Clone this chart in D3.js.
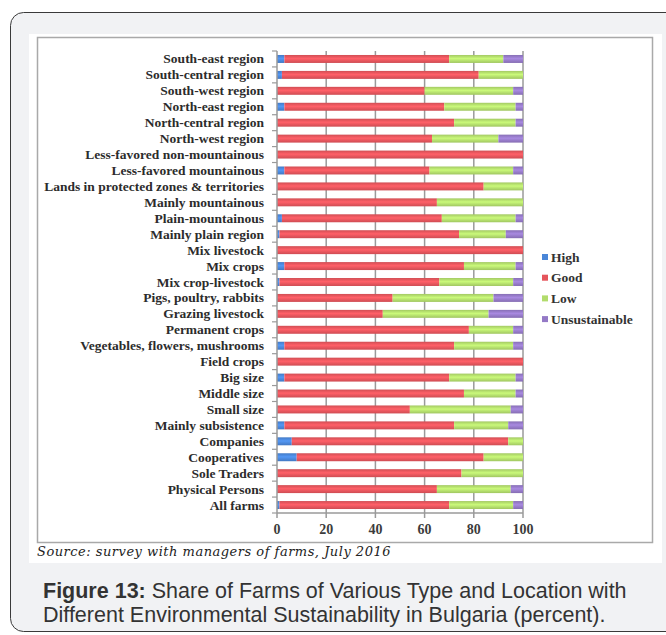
<html>
<head>
  <title>Figure 13</title>
  <script src="https://d3js.org/d3.v7.min.js"></script>
  <style>
    body { margin: 0; background: #fff; }
  </style>
</head>
<body>
  <div id="vis"></div>

  <script type="text/javascript">
    // categories, top to bottom
    var categories = ['South-east region', 'South-central region', 'South-west region', 'North-east region',
      'North-central region', 'North-west region', 'Less-favored non-mountainous', 'Less-favored mountainous',
      'Lands in protected zones & territories', 'Mainly mountainous', 'Plain-mountainous', 'Mainly plain region',
      'Mix livestock', 'Mix crops', 'Mix crop-livestock', 'Pigs, poultry, rabbits', 'Grazing livestock',
      'Permanent crops', 'Vegetables, flowers, mushrooms', 'Field crops', 'Big size', 'Middle size',
      'Small size', 'Mainly subsistence', 'Companies', 'Cooperatives', 'Sole Traders', 'Physical Persons',
      'All farms'];

    var high          = [3, 2, 0, 3, 0, 0, 0, 3, 0, 0, 2, 1, 0, 3, 1, 0, 0, 0, 3, 0, 3, 0, 0, 3, 6, 8, 0, 0, 1];
    var good          = [67, 80, 60, 65, 72, 63, 100, 59, 84, 65, 65, 73, 100, 73, 65, 47, 43, 78, 69, 100, 67, 76, 54, 69, 88, 76, 75, 65, 69];
    var low           = [22, 18, 36, 29, 25, 27, 0, 34, 16, 35, 30, 19, 0, 21, 30, 41, 43, 18, 24, 0, 27, 21, 41, 22, 6, 16, 25, 30, 26];
    var unsustainable = [8, 0, 4, 3, 3, 10, 0, 4, 0, 0, 3, 7, 0, 3, 4, 12, 14, 4, 4, 0, 3, 3, 5, 6, 0, 0, 0, 5, 4];

    var keys = ['High', 'Good', 'Low', 'Unsustainable'];
    var xTicks = [0, 20, 40, 60, 80, 100];
    var colors = ['#4a86d8', '#e5555c', '#b2dc6c', '#9479c6'];

    var rows = categories.map(function(c, i) {
      return {cat: c, High: high[i], Good: good[i], Low: low[i], Unsustainable: unsustainable[i]};
    });

    var svg = d3.select('#vis').append('svg')
      .attr('width', 666)
      .attr('height', 635);

    // outer rounded card
    svg.append('rect')
      .attr('x', 10.5).attr('y', 12.5)
      .attr('width', 700).attr('height', 619)
      .attr('rx', 13)
      .style('fill', '#f1f2f4')
      .style('stroke', '#3a3a3a')
      .style('stroke-width', 1);

    // white picture panel + chart frame
    svg.append('rect')
      .attr('x', 29).attr('y', 34).attr('width', 633).attr('height', 529)
      .style('fill', '#fff');
    svg.append('rect')
      .attr('x', 37.5).attr('y', 37.5).attr('width', 615).attr('height', 505)
      .style('fill', 'none')
      .style('stroke', '#a9a9a9')
      .style('stroke-width', 1.5);

    var x = d3.scaleLinear().domain([0, 100]).range([277, 523]);
    var y = d3.scaleBand().domain(categories).range([51, 513]).paddingInner(0.5).paddingOuter(0.25);

    // gradients for the bars
    var defs = svg.append('defs');
    keys.forEach(function(k, i) {
      var base = d3.color(colors[i]);
      var g = defs.append('linearGradient')
        .attr('id', 'grad' + i)
        .attr('x1', 0).attr('y1', 0).attr('x2', 0).attr('y2', 1);
      g.append('stop').attr('offset', '0%').attr('stop-color', base.darker(0.25));
      g.append('stop').attr('offset', '45%').attr('stop-color', base.brighter(0.35));
      g.append('stop').attr('offset', '100%').attr('stop-color', base.darker(0.3));
    });

    // gridlines
    svg.append('g')
      .selectAll('line')
      .data(xTicks.slice(1))
      .enter()
      .append('line')
        .attr('x1', function(d) { return x(d); })
        .attr('x2', function(d) { return x(d); })
        .attr('y1', 51)
        .attr('y2', 518)
        .style('stroke', '#9a9a9a')
        .style('stroke-width', 1.5);

    // stacked bars
    var series = d3.stack().keys(keys)(rows);
    svg.append('g')
      .selectAll('g')
      .data(series)
      .enter()
      .append('g')
        .attr('fill', function(d, i) { return 'url(#grad' + i + ')'; })
      .selectAll('rect')
      .data(function(d) { return d; })
      .enter()
      .append('rect')
        .attr('x', function(d) { return x(d[0]); })
        .attr('y', function(d) { return y(d.data.cat); })
        .attr('width', function(d) { return x(d[1]) - x(d[0]); })
        .attr('height', y.bandwidth());

    // left axis: line and ticks at band boundaries
    var step = y.step();
    var bounds = d3.range(categories.length + 1).map(function(i) { return 51 + i * step; });
    svg.append('line')
      .attr('x1', 277).attr('x2', 277).attr('y1', 51).attr('y2', 513)
      .style('stroke', '#9a9a9a').style('stroke-width', 1.5);
    svg.append('g')
      .selectAll('line')
      .data(bounds)
      .enter()
      .append('line')
        .attr('x1', 272).attr('x2', 277)
        .attr('y1', function(d) { return d; })
        .attr('y2', function(d) { return d; })
        .style('stroke', '#9a9a9a').style('stroke-width', 1.2);

    // bottom axis
    svg.append('line')
      .attr('x1', 277).attr('x2', 523).attr('y1', 513).attr('y2', 513)
      .style('stroke', '#9a9a9a').style('stroke-width', 1.5);
    svg.append('line')
      .attr('x1', 277).attr('x2', 277).attr('y1', 513).attr('y2', 518)
      .style('stroke', '#9a9a9a').style('stroke-width', 1.5);

    svg.append('g')
      .selectAll('text')
      .data(xTicks)
      .enter()
      .append('text')
        .attr('x', function(d) { return x(d); })
        .attr('y', 534)
        .attr('text-anchor', 'middle')
        .style('font-family', 'Liberation Serif')
        .style('font-weight', 'bold')
        .style('font-size', '14px')
        .style('fill', '#3c3c3c')
        .text(function(d) { return d; });

    // category labels
    svg.append('g')
      .selectAll('text')
      .data(categories)
      .enter()
      .append('text')
        .attr('x', 264)
        .attr('y', function(d) { return y(d) + y.bandwidth() / 2 + 4.5; })
        .attr('text-anchor', 'end')
        .style('font-family', 'Liberation Serif')
        .style('font-weight', 'bold')
        .style('font-size', '13.5px')
        .style('fill', '#2c2c2c')
        .text(function(d) { return d; });

    // legend
    var legend = svg.append('g')
      .selectAll('g')
      .data(keys)
      .enter()
      .append('g')
        .attr('transform', function(d, i) { return 'translate(542,' + (258 + i * 20.7) + ')'; });
    legend.append('rect')
      .attr('x', 0).attr('y', -4)
      .attr('width', 6).attr('height', 6)
      .style('fill', function(d, i) { return colors[i]; });
    legend.append('text')
      .attr('x', 9).attr('y', 3.5)
      .style('font-family', 'Liberation Serif')
      .style('font-weight', 'bold')
      .style('font-size', '13.5px')
      .style('fill', '#333')
      .text(function(d) { return d; });

    // source note
    svg.append('text')
      .attr('x', 37).attr('y', 556)
      .style('font-family', 'DejaVu Serif')
      .style('font-style', 'italic')
      .style('font-size', '13px')
      .style('letter-spacing', '0.5px')
      .style('fill', '#222')
      .text('Source: survey with managers of farms, July 2016');

    // caption
    var cap = svg.append('text')
      .style('font-family', 'Liberation Sans')
      .style('font-size', '21.5px')
      .style('fill', '#333');
    var line1 = cap.append('tspan').attr('x', 43).attr('y', 598);
    line1.append('tspan').style('font-weight', 'bold').text('Figure 13:');
    line1.append('tspan').text(' Share of Farms of Various Type and Location with');
    cap.append('tspan').attr('x', 43).attr('y', 622)
      .text('Different Environmental Sustainability in Bulgaria (percent).');
  </script>
</body>
</html>
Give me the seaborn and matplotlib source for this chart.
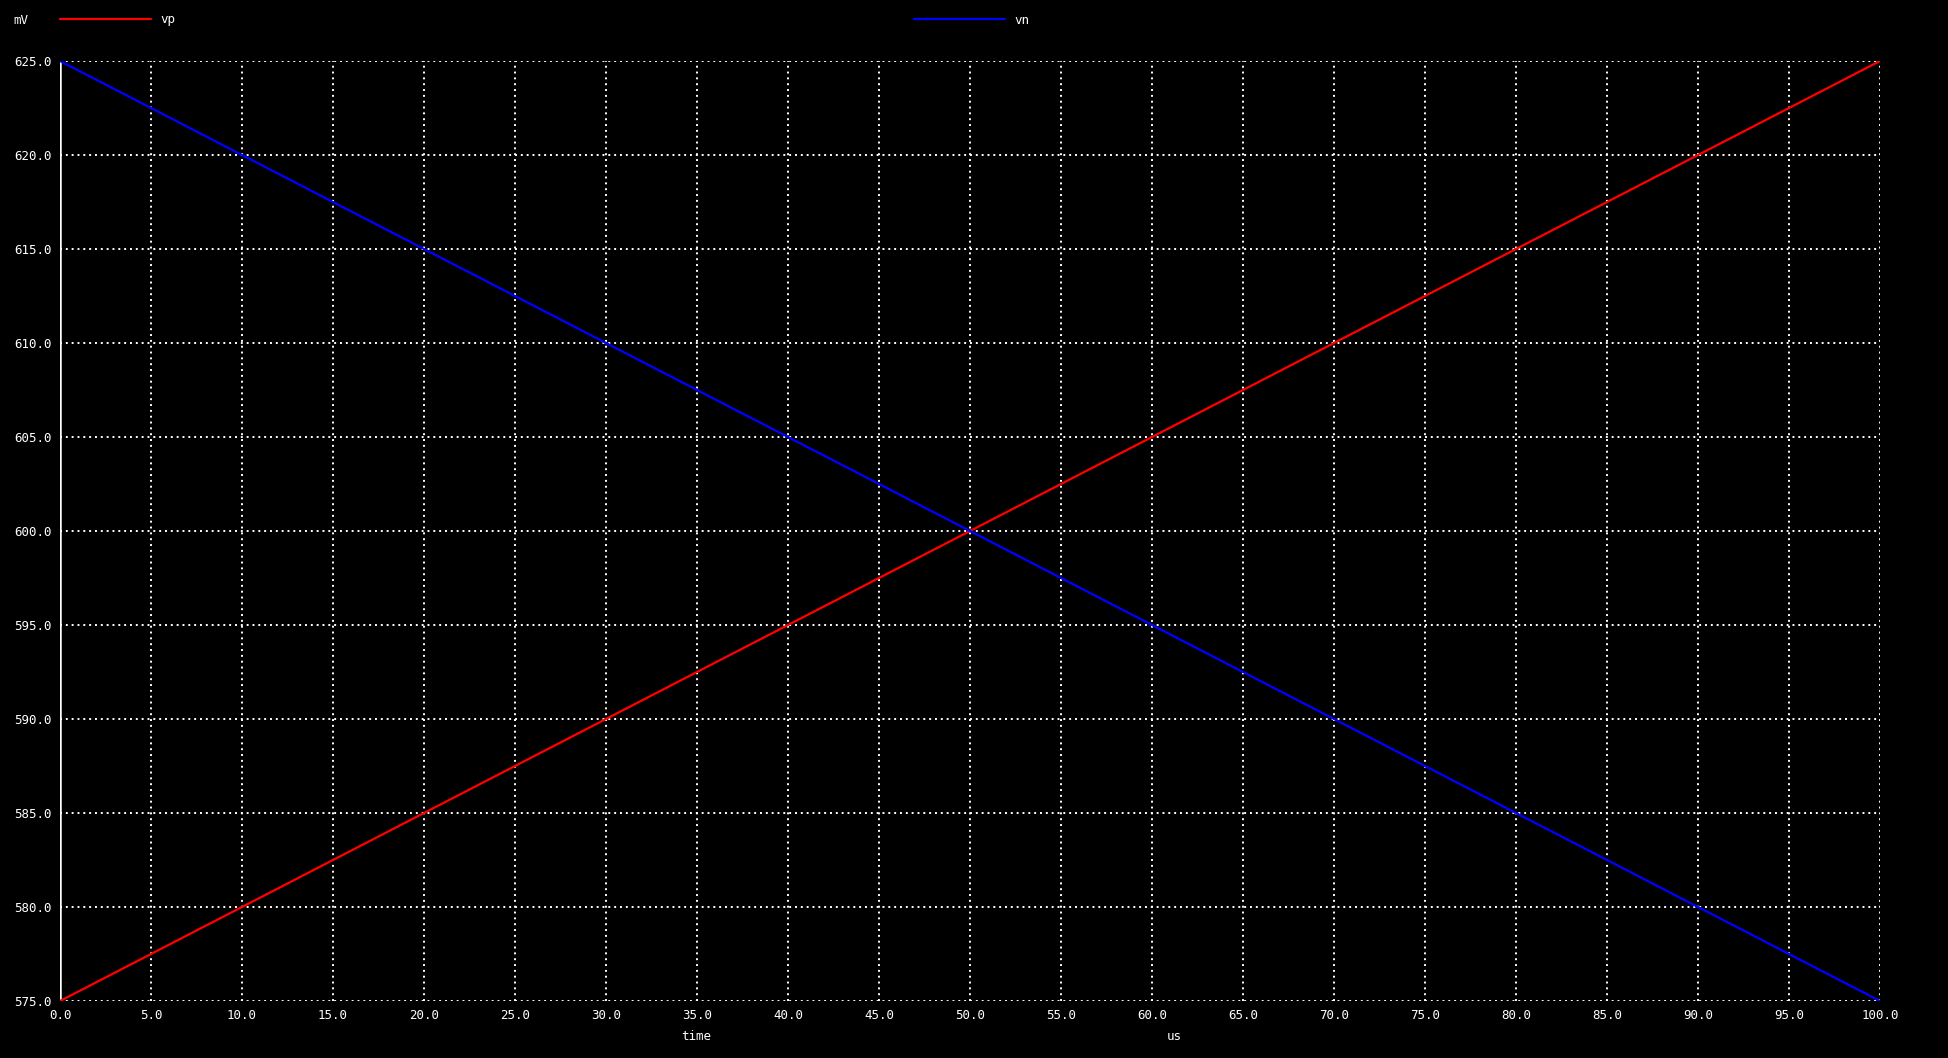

= = = =

### Stated task:
Restate the records word for word, omitting images.

### The result:
Clone this chart in D3.js.
<html>
<head>
  <title>Figure 13</title>
  <script src="https://d3js.org/d3.v7.min.js"></script>
  <style>
    body { margin: 0; background: #fff; }
  </style>
</head>
<body>
  <div id="vis"></div>

  <script type="text/javascript">
    // categories, top to bottom
    var categories = ['South-east region', 'South-central region', 'South-west region', 'North-east region',
      'North-central region', 'North-west region', 'Less-favored non-mountainous', 'Less-favored mountainous',
      'Lands in protected zones & territories', 'Mainly mountainous', 'Plain-mountainous', 'Mainly plain region',
      'Mix livestock', 'Mix crops', 'Mix crop-livestock', 'Pigs, poultry, rabbits', 'Grazing livestock',
      'Permanent crops', 'Vegetables, flowers, mushrooms', 'Field crops', 'Big size', 'Middle size',
      'Small size', 'Mainly subsistence', 'Companies', 'Cooperatives', 'Sole Traders', 'Physical Persons',
      'All farms'];

    var high          = [3, 2, 0, 3, 0, 0, 0, 3, 0, 0, 2, 1, 0, 3, 1, 0, 0, 0, 3, 0, 3, 0, 0, 3, 6, 8, 0, 0, 1];
    var good          = [67, 80, 60, 65, 72, 63, 100, 59, 84, 65, 65, 73, 100, 73, 65, 47, 43, 78, 69, 100, 67, 76, 54, 69, 88, 76, 75, 65, 69];
    var low           = [22, 18, 36, 29, 25, 27, 0, 34, 16, 35, 30, 19, 0, 21, 30, 41, 43, 18, 24, 0, 27, 21, 41, 22, 6, 16, 25, 30, 26];
    var unsustainable = [8, 0, 4, 3, 3, 10, 0, 4, 0, 0, 3, 7, 0, 3, 4, 12, 14, 4, 4, 0, 3, 3, 5, 6, 0, 0, 0, 5, 4];

    var keys = ['High', 'Good', 'Low', 'Unsustainable'];
    var xTicks = [0, 20, 40, 60, 80, 100];
    var colors = ['#4a86d8', '#e5555c', '#b2dc6c', '#9479c6'];

    var rows = categories.map(function(c, i) {
      return {cat: c, High: high[i], Good: good[i], Low: low[i], Unsustainable: unsustainable[i]};
    });

    var svg = d3.select('#vis').append('svg')
      .attr('width', 666)
      .attr('height', 635);

    // outer rounded card
    svg.append('rect')
      .attr('x', 10.5).attr('y', 12.5)
      .attr('width', 700).attr('height', 619)
      .attr('rx', 13)
      .style('fill', '#f1f2f4')
      .style('stroke', '#3a3a3a')
      .style('stroke-width', 1);

    // white picture panel + chart frame
    svg.append('rect')
      .attr('x', 29).attr('y', 34).attr('width', 633).attr('height', 529)
      .style('fill', '#fff');
    svg.append('rect')
      .attr('x', 37.5).attr('y', 37.5).attr('width', 615).attr('height', 505)
      .style('fill', 'none')
      .style('stroke', '#a9a9a9')
      .style('stroke-width', 1.5);

    var x = d3.scaleLinear().domain([0, 100]).range([277, 523]);
    var y = d3.scaleBand().domain(categories).range([51, 513]).paddingInner(0.5).paddingOuter(0.25);

    // gradients for the bars
    var defs = svg.append('defs');
    keys.forEach(function(k, i) {
      var base = d3.color(colors[i]);
      var g = defs.append('linearGradient')
        .attr('id', 'grad' + i)
        .attr('x1', 0).attr('y1', 0).attr('x2', 0).attr('y2', 1);
      g.append('stop').attr('offset', '0%').attr('stop-color', base.darker(0.25));
      g.append('stop').attr('offset', '45%').attr('stop-color', base.brighter(0.35));
      g.append('stop').attr('offset', '100%').attr('stop-color', base.darker(0.3));
    });

    // gridlines
    svg.append('g')
      .selectAll('line')
      .data(xTicks.slice(1))
      .enter()
      .append('line')
        .attr('x1', function(d) { return x(d); })
        .attr('x2', function(d) { return x(d); })
        .attr('y1', 51)
        .attr('y2', 518)
        .style('stroke', '#9a9a9a')
        .style('stroke-width', 1.5);

    // stacked bars
    var series = d3.stack().keys(keys)(rows);
    svg.append('g')
      .selectAll('g')
      .data(series)
      .enter()
      .append('g')
        .attr('fill', function(d, i) { return 'url(#grad' + i + ')'; })
      .selectAll('rect')
      .data(function(d) { return d; })
      .enter()
      .append('rect')
        .attr('x', function(d) { return x(d[0]); })
        .attr('y', function(d) { return y(d.data.cat); })
        .attr('width', function(d) { return x(d[1]) - x(d[0]); })
        .attr('height', y.bandwidth());

    // left axis: line and ticks at band boundaries
    var step = y.step();
    var bounds = d3.range(categories.length + 1).map(function(i) { return 51 + i * step; });
    svg.append('line')
      .attr('x1', 277).attr('x2', 277).attr('y1', 51).attr('y2', 513)
      .style('stroke', '#9a9a9a').style('stroke-width', 1.5);
    svg.append('g')
      .selectAll('line')
      .data(bounds)
      .enter()
      .append('line')
        .attr('x1', 272).attr('x2', 277)
        .attr('y1', function(d) { return d; })
        .attr('y2', function(d) { return d; })
        .style('stroke', '#9a9a9a').style('stroke-width', 1.2);

    // bottom axis
    svg.append('line')
      .attr('x1', 277).attr('x2', 523).attr('y1', 513).attr('y2', 513)
      .style('stroke', '#9a9a9a').style('stroke-width', 1.5);
    svg.append('line')
      .attr('x1', 277).attr('x2', 277).attr('y1', 513).attr('y2', 518)
      .style('stroke', '#9a9a9a').style('stroke-width', 1.5);

    svg.append('g')
      .selectAll('text')
      .data(xTicks)
      .enter()
      .append('text')
        .attr('x', function(d) { return x(d); })
        .attr('y', 534)
        .attr('text-anchor', 'middle')
        .style('font-family', 'Liberation Serif')
        .style('font-weight', 'bold')
        .style('font-size', '14px')
        .style('fill', '#3c3c3c')
        .text(function(d) { return d; });

    // category labels
    svg.append('g')
      .selectAll('text')
      .data(categories)
      .enter()
      .append('text')
        .attr('x', 264)
        .attr('y', function(d) { return y(d) + y.bandwidth() / 2 + 4.5; })
        .attr('text-anchor', 'end')
        .style('font-family', 'Liberation Serif')
        .style('font-weight', 'bold')
        .style('font-size', '13.5px')
        .style('fill', '#2c2c2c')
        .text(function(d) { return d; });

    // legend
    var legend = svg.append('g')
      .selectAll('g')
      .data(keys)
      .enter()
      .append('g')
        .attr('transform', function(d, i) { return 'translate(542,' + (258 + i * 20.7) + ')'; });
    legend.append('rect')
      .attr('x', 0).attr('y', -4)
      .attr('width', 6).attr('height', 6)
      .style('fill', function(d, i) { return colors[i]; });
    legend.append('text')
      .attr('x', 9).attr('y', 3.5)
      .style('font-family', 'Liberation Serif')
      .style('font-weight', 'bold')
      .style('font-size', '13.5px')
      .style('fill', '#333')
      .text(function(d) { return d; });

    // source note
    svg.append('text')
      .attr('x', 37).attr('y', 556)
      .style('font-family', 'DejaVu Serif')
      .style('font-style', 'italic')
      .style('font-size', '13px')
      .style('letter-spacing', '0.5px')
      .style('fill', '#222')
      .text('Source: survey with managers of farms, July 2016');

    // caption
    var cap = svg.append('text')
      .style('font-family', 'Liberation Sans')
      .style('font-size', '21.5px')
      .style('fill', '#333');
    var line1 = cap.append('tspan').attr('x', 43).attr('y', 598);
    line1.append('tspan').style('font-weight', 'bold').text('Figure 13:');
    line1.append('tspan').text(' Share of Farms of Various Type and Location with');
    cap.append('tspan').attr('x', 43).attr('y', 622)
      .text('Different Environmental Sustainability in Bulgaria (percent).');
  </script>
</body>
</html>
Give me the seaborn and matplotlib source for this chart.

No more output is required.